● Given material:
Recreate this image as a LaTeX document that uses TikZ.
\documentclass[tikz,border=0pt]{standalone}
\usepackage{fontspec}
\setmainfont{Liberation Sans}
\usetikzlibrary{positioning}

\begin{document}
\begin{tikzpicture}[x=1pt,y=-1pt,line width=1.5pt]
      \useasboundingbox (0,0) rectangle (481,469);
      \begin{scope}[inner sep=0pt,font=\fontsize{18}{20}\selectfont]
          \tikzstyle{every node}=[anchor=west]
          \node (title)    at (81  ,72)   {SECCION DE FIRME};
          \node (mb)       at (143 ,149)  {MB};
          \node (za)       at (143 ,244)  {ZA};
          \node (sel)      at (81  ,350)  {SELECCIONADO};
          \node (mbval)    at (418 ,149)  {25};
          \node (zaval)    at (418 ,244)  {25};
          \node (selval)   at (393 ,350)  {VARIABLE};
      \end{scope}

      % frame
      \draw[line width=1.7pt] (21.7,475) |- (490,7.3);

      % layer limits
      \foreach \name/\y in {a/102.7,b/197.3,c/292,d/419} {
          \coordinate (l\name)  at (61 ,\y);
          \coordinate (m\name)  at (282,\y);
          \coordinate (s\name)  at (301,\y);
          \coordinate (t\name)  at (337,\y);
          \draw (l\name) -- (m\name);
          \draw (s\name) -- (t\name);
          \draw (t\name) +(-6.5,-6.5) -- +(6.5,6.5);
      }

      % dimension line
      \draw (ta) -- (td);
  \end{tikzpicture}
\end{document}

● Directions:
Quote each line above in full, word for word.

● Solution to the problem:
Recreate this image as a LaTeX document that uses TikZ.
\documentclass[tikz,border=0pt]{standalone}
\usepackage{fontspec}
\setmainfont{Liberation Sans}
\usetikzlibrary{positioning}

\begin{document}
\begin{tikzpicture}[x=1pt,y=-1pt,line width=1.5pt]
      \useasboundingbox (0,0) rectangle (481,469);
      \begin{scope}[inner sep=0pt,font=\fontsize{18}{20}\selectfont]
          \tikzstyle{every node}=[anchor=west]
          \node (title)    at (81  ,72)   {SECCION DE FIRME};
          \node (mb)       at (143 ,149)  {MB};
          \node (za)       at (143 ,244)  {ZA};
          \node (sel)      at (81  ,350)  {SELECCIONADO};
          \node (mbval)    at (418 ,149)  {25};
          \node (zaval)    at (418 ,244)  {25};
          \node (selval)   at (393 ,350)  {VARIABLE};
      \end{scope}

      % frame
      \draw[line width=1.7pt] (21.7,475) |- (490,7.3);

      % layer limits
      \foreach \name/\y in {a/102.7,b/197.3,c/292,d/419} {
          \coordinate (l\name)  at (61 ,\y);
          \coordinate (m\name)  at (282,\y);
          \coordinate (s\name)  at (301,\y);
          \coordinate (t\name)  at (337,\y);
          \draw (l\name) -- (m\name);
          \draw (s\name) -- (t\name);
          \draw (t\name) +(-6.5,-6.5) -- +(6.5,6.5);
      }

      % dimension line
      \draw (ta) -- (td);
  \end{tikzpicture}
\end{document}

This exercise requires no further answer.